Carbons route on Earth, within which carbon is transformed from organic carbon (in living organisms) to inorganic carbon (ores and minerals) and back again.
Name the 7 carbon stores (FALSBOS)
- Fossil fuels
- Atmosphere
- Lithosphere
- Soils
- Biosphere/vegetation
- Oceans
- Sediments on the ocean floor
Name the 7 carbon flows.
- Photosynthesis
- Combustion
- Ocean uptake and loss
- Sequestration
- Respiration
- Decomposition
- Weathering
Describe the 3 main carbon forms.
Carbon Dioxide (CO2) - gas found in the atmosphere, soils and oceans.
Methane (CH4) - gas found in the atmosphere, soil, oceans and sedimentary rock.
Calcium Carbonate (CaCO3) - a solid compound found in calcareous rocks, oceans and in skeletons and shells of ocean features.
Give an example of positive feedback in the carbon cycle.
Increase in global temp. > Oceanic temp. increases > Dissolved CO2 released by oceans > More CO2 in atmosphere > Increase in global temp. …
Give an example of negative feedback in the carbon cycle.
More fossil fuels burnt > Increase of CO2 in the atmosphere > Increased global temp. > More vegetation grows > More CO2 taken in by plants > Reduced CO2 in atmosphere > Global temp. ‘dampens’ due to less atmospheric CO2
Describe the different time scales that carbon flows happen over.

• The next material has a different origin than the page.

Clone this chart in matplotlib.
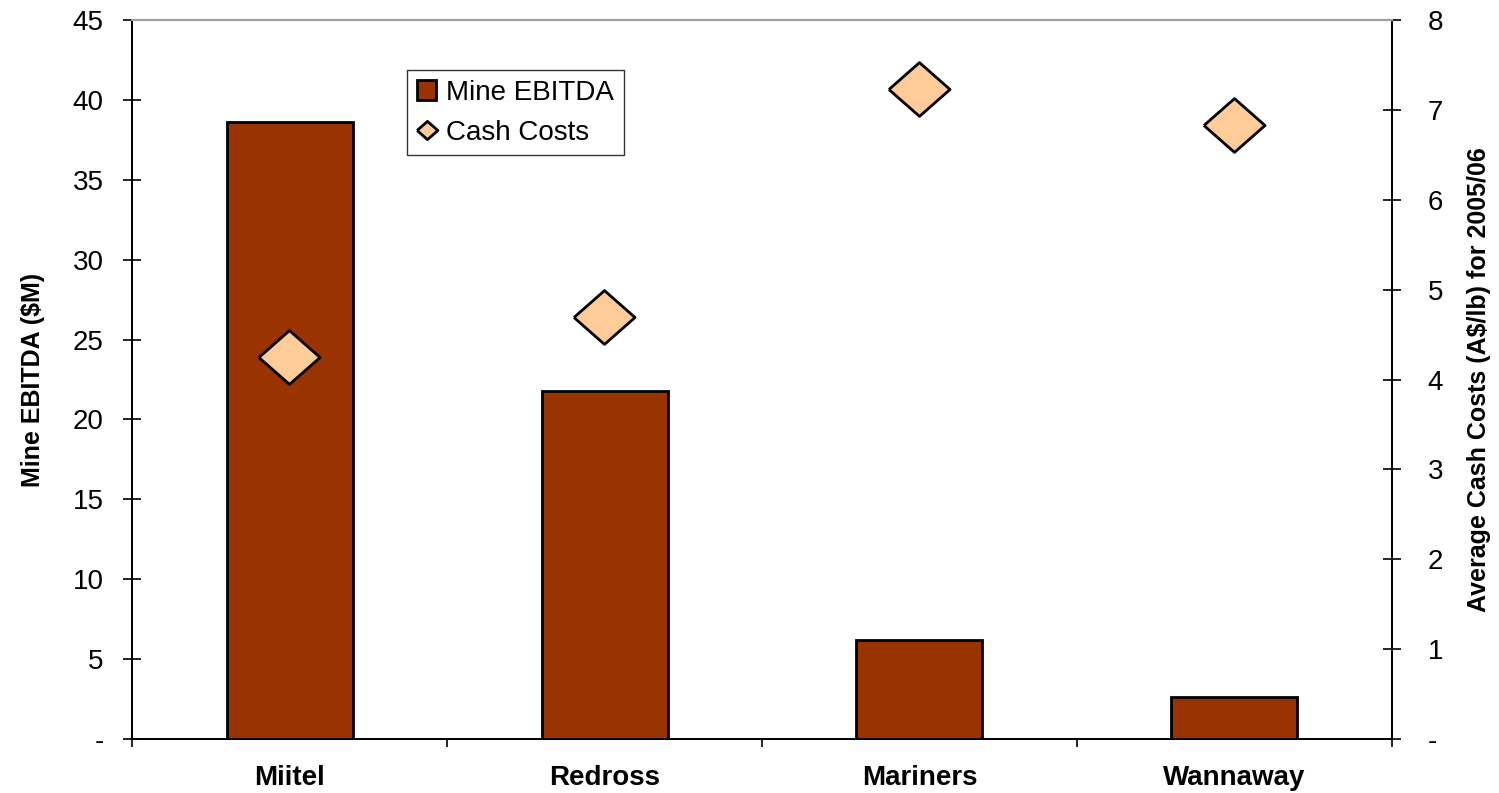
import numpy as np
import matplotlib.pyplot as plt

plt.rcParams['font.family'] = ['Liberation Sans', 'DejaVu Sans']

# mine data
mines = ['Miitel', 'Redross', 'Mariners', 'Wannaway']
ebitda = [38.6, 21.8, 6.2, 2.6]          # $M
cash_costs = [4.25, 4.70, 7.23, 6.83]    # A$/lb, 2005/06

x = np.arange(len(mines))

fig = plt.figure(figsize=(14.99, 7.93), dpi=100)
ax = fig.add_axes([132/1499, 54/793, 1260/1499, 719/793])
ax2 = ax.twinx()

bars = ax.bar(x, ebitda, width=0.4, color='#993300', edgecolor='black',
              linewidth=2, label='Mine EBITDA', zorder=2)

# diamond slightly wider than tall
diamond = [(-1, 0), (0, 0.88), (1, 0), (0, -0.88), (-1, 0)]
pts, = ax2.plot(x, cash_costs, linestyle='none', marker=diamond,
                markersize=44, markerfacecolor='#FFCC99',
                markeredgecolor='black', markeredgewidth=2,
                label='Cash Costs', zorder=3)

ax.set_xlim(-0.5, 3.5)
ax.set_ylim(0, 45)
ax2.set_ylim(0, 8)

ax.set_yticks(np.arange(0, 46, 5))
ax.set_yticklabels(['-'] + [str(v) for v in range(5, 46, 5)])
ax2.set_yticks(np.arange(0, 9, 1))
ax2.set_yticklabels(['-'] + [str(v) for v in range(1, 9)])

ax.set_xticks(x)
ax.set_xticklabels(mines, fontsize=20, fontweight='bold')
ax.set_xticks(np.arange(-0.5, 4, 1), minor=True)
ax.tick_params(axis='x', which='major', length=0, pad=19)
ax.tick_params(axis='x', which='minor', direction='out', length=6, width=1.2)
ax.tick_params(axis='y', direction='inout', length=13, width=1.2,
               labelsize=20, pad=14)
ax2.tick_params(axis='y', direction='inout', length=13, width=1.2,
                labelsize=20, pad=19)

for a in (ax, ax2):
    a.spines['top'].set_color('#a0a0a0')
    a.spines['top'].set_linewidth(1.5)
    for s in ('left', 'right', 'bottom'):
        a.spines[s].set_linewidth(1.3)

ax.set_ylabel('Mine EBITDA ($M)', fontsize=18, fontweight='bold', labelpad=20)
ax2.set_ylabel('Average Cash Costs (A$/lb) for 2005/06', fontsize=18,
               fontweight='bold', labelpad=17)

leg = ax.legend([bars, pts], ['Mine EBITDA', 'Cash Costs'],
                loc='upper left', bbox_to_anchor=(0.2183, 0.9305),
                borderaxespad=0, fontsize=20, frameon=True, fancybox=False,
                edgecolor='black', handlelength=0.7, handletextpad=0.35,
                borderpad=0.35, labelspacing=0.5, markerscale=0.34)
leg.get_frame().set_linewidth(1.0)

fig.savefig('out.png', dpi=100)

The fastest carbon flows (minutes-days) include photosynthesis, respiration, combustion and decomposition.
The slowest carbon flow (millions of years!) is sequestration.
Describe the different spatial scales that carbon flows happen over.
Plant scale = photosynthesis and respiration
Ecosystem scale = Combustion and decomposition
Continental scale = all flows!!
Explain photosynthesis as a carbon flow.
Transfers carbon from the atmosphere to the biosphere.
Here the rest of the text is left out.